Die Sicherheitsbehörden in Deutschland müssen derzeit nach Einschätzung von Verfassungsschutzchef Thomas Haldenwang angesichts der Bedrohung durch islamistische Extremisten „sehr wachsam“ sein. Nach den islamistischen Anschlägen der vergangenen Wochen gehe es darum, „einen sehr scharfen Blick auf die uns bekannten Gefährder werfen“, sagte der Präsident des Bundesamtes für Verfassungsschutz dem ARD-Hauptstadtstudio in einem am Donnerstag veröffentlichten Interview. Es gebe sicher einige, die „über Nachahmungstaten“ nachdächten.
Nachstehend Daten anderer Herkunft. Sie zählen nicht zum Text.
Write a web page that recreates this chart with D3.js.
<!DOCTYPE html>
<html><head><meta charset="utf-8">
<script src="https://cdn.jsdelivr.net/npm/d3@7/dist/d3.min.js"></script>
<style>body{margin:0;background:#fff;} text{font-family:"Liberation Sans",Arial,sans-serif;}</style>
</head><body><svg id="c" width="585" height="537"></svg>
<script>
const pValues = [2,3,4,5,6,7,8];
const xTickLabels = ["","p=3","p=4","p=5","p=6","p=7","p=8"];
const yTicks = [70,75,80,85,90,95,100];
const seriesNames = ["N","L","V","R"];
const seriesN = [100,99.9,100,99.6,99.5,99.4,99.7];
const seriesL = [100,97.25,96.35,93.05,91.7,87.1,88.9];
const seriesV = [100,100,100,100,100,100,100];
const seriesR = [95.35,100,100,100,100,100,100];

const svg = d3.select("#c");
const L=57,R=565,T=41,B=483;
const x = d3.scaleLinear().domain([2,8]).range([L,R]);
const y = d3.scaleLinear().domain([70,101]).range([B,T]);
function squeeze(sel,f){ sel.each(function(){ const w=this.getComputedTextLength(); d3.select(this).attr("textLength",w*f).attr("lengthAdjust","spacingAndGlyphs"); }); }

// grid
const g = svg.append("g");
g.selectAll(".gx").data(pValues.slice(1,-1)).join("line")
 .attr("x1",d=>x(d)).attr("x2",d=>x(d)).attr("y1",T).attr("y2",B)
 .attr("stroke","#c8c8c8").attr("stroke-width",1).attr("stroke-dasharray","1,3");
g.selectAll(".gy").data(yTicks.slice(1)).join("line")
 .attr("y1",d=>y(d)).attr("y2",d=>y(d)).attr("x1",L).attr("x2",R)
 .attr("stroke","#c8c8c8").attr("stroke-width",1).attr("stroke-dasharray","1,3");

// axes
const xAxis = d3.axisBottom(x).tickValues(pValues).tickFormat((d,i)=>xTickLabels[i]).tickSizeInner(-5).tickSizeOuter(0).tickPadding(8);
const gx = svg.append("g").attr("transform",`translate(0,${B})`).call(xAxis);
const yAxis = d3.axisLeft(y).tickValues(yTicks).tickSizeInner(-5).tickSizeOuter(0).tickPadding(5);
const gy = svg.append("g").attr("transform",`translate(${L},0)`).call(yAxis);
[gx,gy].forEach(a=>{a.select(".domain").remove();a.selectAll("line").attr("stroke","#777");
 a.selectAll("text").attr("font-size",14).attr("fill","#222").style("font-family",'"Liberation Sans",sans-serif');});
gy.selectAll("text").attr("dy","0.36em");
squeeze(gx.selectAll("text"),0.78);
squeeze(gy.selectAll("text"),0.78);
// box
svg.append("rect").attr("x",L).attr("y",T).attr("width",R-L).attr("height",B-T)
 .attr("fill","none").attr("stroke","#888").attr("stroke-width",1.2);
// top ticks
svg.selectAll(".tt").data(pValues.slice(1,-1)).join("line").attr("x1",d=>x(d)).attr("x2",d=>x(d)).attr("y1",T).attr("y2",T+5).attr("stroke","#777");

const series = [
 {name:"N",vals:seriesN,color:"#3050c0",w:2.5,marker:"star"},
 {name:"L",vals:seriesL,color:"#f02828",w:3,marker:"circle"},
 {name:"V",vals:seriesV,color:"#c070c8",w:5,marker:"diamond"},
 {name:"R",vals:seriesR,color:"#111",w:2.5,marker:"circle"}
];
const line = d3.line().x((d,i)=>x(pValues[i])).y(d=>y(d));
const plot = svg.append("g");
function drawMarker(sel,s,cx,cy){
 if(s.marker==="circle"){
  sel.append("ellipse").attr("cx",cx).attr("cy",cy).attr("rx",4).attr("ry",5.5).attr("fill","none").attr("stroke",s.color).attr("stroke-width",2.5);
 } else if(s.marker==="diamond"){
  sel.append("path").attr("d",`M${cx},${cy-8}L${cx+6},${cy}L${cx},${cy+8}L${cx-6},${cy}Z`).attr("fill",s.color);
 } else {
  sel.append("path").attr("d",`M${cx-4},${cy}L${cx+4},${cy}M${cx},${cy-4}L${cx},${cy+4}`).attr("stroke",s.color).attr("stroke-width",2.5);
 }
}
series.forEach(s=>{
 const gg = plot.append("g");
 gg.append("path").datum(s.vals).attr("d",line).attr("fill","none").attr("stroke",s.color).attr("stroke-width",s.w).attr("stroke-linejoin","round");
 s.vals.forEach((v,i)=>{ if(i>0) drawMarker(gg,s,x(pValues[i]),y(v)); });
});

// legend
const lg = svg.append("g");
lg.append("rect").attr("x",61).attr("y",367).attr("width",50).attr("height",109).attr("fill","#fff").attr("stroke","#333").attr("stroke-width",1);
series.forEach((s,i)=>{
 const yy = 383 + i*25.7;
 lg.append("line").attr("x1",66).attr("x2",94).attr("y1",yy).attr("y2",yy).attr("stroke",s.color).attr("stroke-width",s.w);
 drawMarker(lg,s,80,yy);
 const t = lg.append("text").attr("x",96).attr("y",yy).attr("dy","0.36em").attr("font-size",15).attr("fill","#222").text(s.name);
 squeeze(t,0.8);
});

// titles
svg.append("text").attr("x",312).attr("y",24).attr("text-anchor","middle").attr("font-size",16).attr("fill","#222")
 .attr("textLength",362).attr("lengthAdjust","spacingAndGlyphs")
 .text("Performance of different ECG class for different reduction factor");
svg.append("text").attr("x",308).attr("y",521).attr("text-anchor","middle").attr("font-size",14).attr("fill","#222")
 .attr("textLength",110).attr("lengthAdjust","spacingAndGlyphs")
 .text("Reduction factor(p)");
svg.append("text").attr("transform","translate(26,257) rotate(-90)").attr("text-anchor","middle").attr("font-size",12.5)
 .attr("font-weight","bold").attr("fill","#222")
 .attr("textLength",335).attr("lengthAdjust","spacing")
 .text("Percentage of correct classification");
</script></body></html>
Dabei habe sich die Gefährdungslage nach Einschätzung des Verfassungsschutzes nicht verändert, sagte Haldenwang. „Ich habe in den vergangenen Jahren immer gesagt, die Gefährdungssituation durch den islamistischen Terrorismus ist unverändert hoch – wir müssen jeden Tag auch in Deutschland mit einem islamistischen Anschlag rechnen“.
Als Hauptauslöser für die islamistisch motivierten Anschläge der vergangenen Wochen sieht der Verfassungsschutz die neue Diskussion um die Mohammed-Karikaturen in Frankreich. Das Thema habe „die Emotionen der Islamisten sehr stark hochkochen lassen“, sagte Haldenwang. „Wir nehmen wahr, dass auch in Deutschland die Szene sehr intensiv über diese Ereignisse diskutiert und Solidarität zeigt mit den französischen Glaubensbrüdern und -schwestern“.
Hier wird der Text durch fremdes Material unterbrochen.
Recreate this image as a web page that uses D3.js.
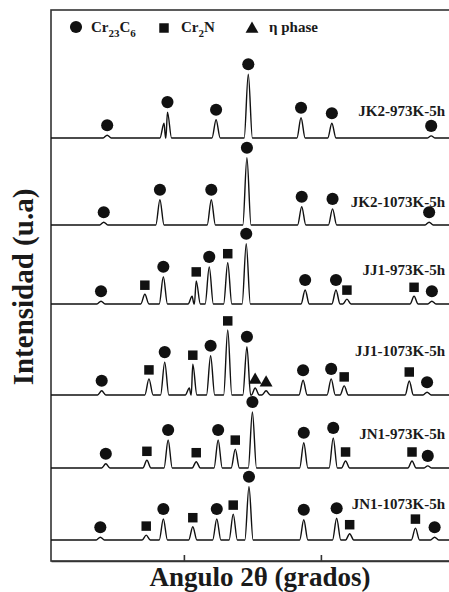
<!DOCTYPE html>
<html>
<head>
<meta charset="utf-8">
<script src="https://cdn.jsdelivr.net/npm/d3@7"></script>
<style>
  body { margin: 0; background: #fff; }
  text { font-family: "Liberation Serif", "Times New Roman", serif; font-weight: bold; fill: #1a1a1a; }
</style>
</head>
<body>
<div id="chart"></div>
<script>
// Peaks: [2theta, intensity (a.u.), phase]
// phase: "C" = Cr23C6, "N" = Cr2N, "E" = eta phase, "" = no marker
var samples = ["JK2-973K-5h", "JK2-1073K-5h", "JJ1-973K-5h", "JJ1-1073K-5h", "JN1-973K-5h", "JN1-1073K-5h"];

var jk2_973 = [
    [28.8, 4, "C"], [37.1, 21, ""], [37.6, 37, "C"], [44.7, 26, "C"], [49.4, 91, "C"],
    [57.1, 29, "C"], [61.6, 21, "C"], [76.1, 3, "C"]
];
var jk2_1073 = [
    [28.3, 4, "C"], [36.5, 36, "C"], [44.0, 36, "C"], [49.2, 96, "C"],
    [57.2, 26, "C"], [61.7, 23, "C"], [75.8, 4, "C"]
];
var jj1_973 = [
    [27.9, 4, "C"], [34.3, 14, "N"], [37.0, 39, "C"], [41.2, 11, ""], [41.8, 33, "N"],
    [43.7, 53, "C"], [46.4, 59, "N"], [49.1, 86, "C"], [57.7, 20, "C"], [62.2, 20, "C"],
    [63.8, 7, "N"], [73.6, 11, "N"], [76.2, 4, "C"]
];
var jj1_1073 = [
    [28.0, 6, "C"], [34.9, 23, "N"], [37.2, 47, "C"], [40.8, 10, ""], [41.3, 44, "N"],
    [43.9, 56, "C"], [46.4, 93, "N"], [49.2, 69, "C"], [50.4, 10, "E"], [52.0, 6, "E"],
    [57.4, 21, "C"], [61.5, 23, "C"], [63.4, 13, "N"], [72.9, 20, "N"], [75.5, 4, "C"]
];
var jn1_973 = [
    [28.6, 6, "C"], [34.6, 11, "N"], [37.7, 40, "C"], [41.8, 9, "N"], [45.0, 40, "C"],
    [47.5, 27, "N"], [50.0, 80, "C"], [57.5, 36, "C"], [61.8, 43, "C"], [63.6, 10, "N"],
    [73.3, 10, "N"], [75.6, 3, "C"]
];
var jn1_1073 = [
    [27.8, 4, "C"], [34.5, 7, "N"], [37.0, 30, "C"], [41.3, 19, "N"], [44.8, 30, "C"],
    [47.2, 37, "N"], [49.5, 76, "C"], [57.5, 29, "C"], [62.3, 31, "C"], [64.2, 9, "N"],
    [73.8, 17, "N"], [76.6, 4, "C"]
];
var patterns = [jk2_973, jk2_1073, jj1_973, jj1_1073, jn1_973, jn1_1073];
var xTicks = [40, 60];

// layout
var width = 449, height = 592;
var frame = {left: 51, top: 10, bottom: 561, right: 460};
var baseY = [138, 225, 304, 395, 468, 540];
var labelDy = [-22, -18, -29, -39, -29, -31];
var peakHalfWidth = 0.6;

var svg = d3.select("#chart").append("svg")
    .attr("width", width)
    .attr("height", height);

var x = d3.scaleLinear().domain([20.6, 78.7]).range([frame.left, width]);
var yOff = d3.scaleLinear().domain([0, 100]).range([0, 70]);

// frame (right side runs off the picture)
svg.append("rect")
    .attr("x", frame.left)
    .attr("y", frame.top)
    .attr("width", frame.right - frame.left)
    .attr("height", frame.bottom - frame.top)
    .style("fill", "none")
    .style("stroke", "#333")
    .style("stroke-width", 1.6);

svg.append("g")
    .attr("transform", "translate(0," + frame.bottom + ")")
    .call(d3.axisBottom(x).tickValues(xTicks).tickSize(-6).tickSizeOuter(0).tickFormat(""))
    .call(g => g.selectAll("line, path").style("stroke", "#333").style("stroke-width", 1.6));

// build a trace: flat baseline with a narrow peak at each reflection
function tracePoints(peaks) {
    var pts = [[x.domain()[0], 0]];
    peaks.forEach(function(p, i) {
        var prev = peaks[i - 1], next = peaks[i + 1];
        var wl = prev ? Math.min(peakHalfWidth, (p[0] - prev[0]) * 0.45) : peakHalfWidth;
        var wr = next ? Math.min(peakHalfWidth, (next[0] - p[0]) * 0.45) : peakHalfWidth;
        pts.push([p[0] - wl, 0], [p[0], p[1]], [p[0] + wr, 0]);
    });
    pts.push([x.domain()[1] + 2, 0]);
    return pts;
}

var symbolFor = {
    "C": d3.symbol().type(d3.symbolCircle).size(115),
    "N": d3.symbol().type(d3.symbolSquare).size(90),
    "E": d3.symbol().type(d3.symbolTriangle).size(72)
};
var gapFor = {"C": 10, "N": 9, "E": 8};

patterns.forEach(function(peaks, i) {
    var base = baseY[i];
    var line = d3.line()
        .x(d => x(d[0]))
        .y(d => base - yOff(d[1]))
        .curve(d3.curveMonotoneX);

    svg.append("path")
        .datum(tracePoints(peaks))
        .attr("d", line)
        .style("fill", "none")
        .style("stroke", "#111")
        .style("stroke-width", 1.4);

    svg.append("g").selectAll("path")
        .data(peaks.filter(p => p[2] !== ""))
        .enter().append("path")
        .attr("d", p => symbolFor[p[2]]())
        .attr("transform", p => "translate(" + x(p[0]) + "," + (base - yOff(p[1]) - gapFor[p[2]]) + ")")
        .style("fill", "#111");

    svg.append("text")
        .attr("x", 445)
        .attr("y", base + labelDy[i])
        .attr("text-anchor", "end")
        .style("font-size", "15px")
        .text(samples[i]);
});

// legend
var legend = svg.append("g");
legend.append("path").attr("d", symbolFor["C"]()).attr("transform", "translate(76,27)").style("fill", "#111");
legend.append("path").attr("d", symbolFor["N"]()).attr("transform", "translate(164,28)").style("fill", "#111");
legend.append("path").attr("d", symbolFor["E"]()).attr("transform", "translate(252,29)").style("fill", "#111");

var t1 = legend.append("text").attr("x", 91).attr("y", 32).style("font-size", "15px");
t1.append("tspan").text("Cr");
t1.append("tspan").attr("dy", 5).style("font-size", "11px").text("23");
t1.append("tspan").attr("dy", -5).text("C");
t1.append("tspan").attr("dy", 5).style("font-size", "11px").text("6");

var t2 = legend.append("text").attr("x", 181).attr("y", 32).style("font-size", "15px");
t2.append("tspan").text("Cr");
t2.append("tspan").attr("dy", 5).style("font-size", "11px").text("2");
t2.append("tspan").attr("dy", -5).text("N");

legend.append("text").attr("x", 269).attr("y", 32).style("font-size", "15px").text("η phase");

// axis titles
svg.append("text")
    .attr("x", 260)
    .attr("y", 586)
    .attr("text-anchor", "middle")
    .style("font-size", "27px")
    .text("Angulo 2θ (grados)");

svg.append("text")
    .attr("transform", "translate(33,287) rotate(-90)")
    .attr("text-anchor", "middle")
    .style("font-size", "29px")
    .text("Intensidad (u.a)");
</script>
</body>
</html>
Nach Angaben des Bundesinnenministeriums sind in Deutschland derzeit 615 islamistische Gefährder im Fokus der Sicherheitsbehörden. Dazu kommen 521 sogenannte relevante Personen, die noch nicht das Stadium eines Gefährders erreicht haben.
Am Montagabend hatte in Wien ein Angreifer in einem Ausgehviertel vier Menschen getötet und 22 weitere verletzt. Die Dschihadistenmiliz Islamischer Staat (IS) reklamierte den Anschlag für sich. Zuvor hatte es mehrere islamistische Anschläge in Frankreich gegeben. In Dresden waren Anfang Oktober zwei Touristen mit einem Messer angegriffen worden; einer von ihnen starb. Tatverdächtig ist ein 20-jähriger Syrer, der als islamistischer Gefährder eingestuft ist.
Zum Anschlag in Wien sagte Haldenwang: „Ob es tatsächlich Kontakte zwischen dem Täter und handelnden Personen des IS im arabischen Raum gegeben hat, das müssen die weiteren Ermittlungen zeigen.“ Es sei auf jeden Fall erkennbar, dass sich der IS bemühe, sich neu zu organisieren. Allerdings mache er noch ein Fragezeichen, ob der IS schon so weit sei, aus der Ferne Anschläge in Westeuropa selbst zu planen oder zu veranlassen, fügte Haldenwang hinzu.
Er sehe noch kein „kein koordiniertes Vorgehen des IS in Westeuropa“, mit „konkreten Planungen und Strukturen“, sagte der Verfassungsschutzchef. Die IS-Propaganda reiche aber schon wieder aus, um radikalisierte Einzeltäter zu Taten sowie zu Bekenntnissen zum IS zu motivieren.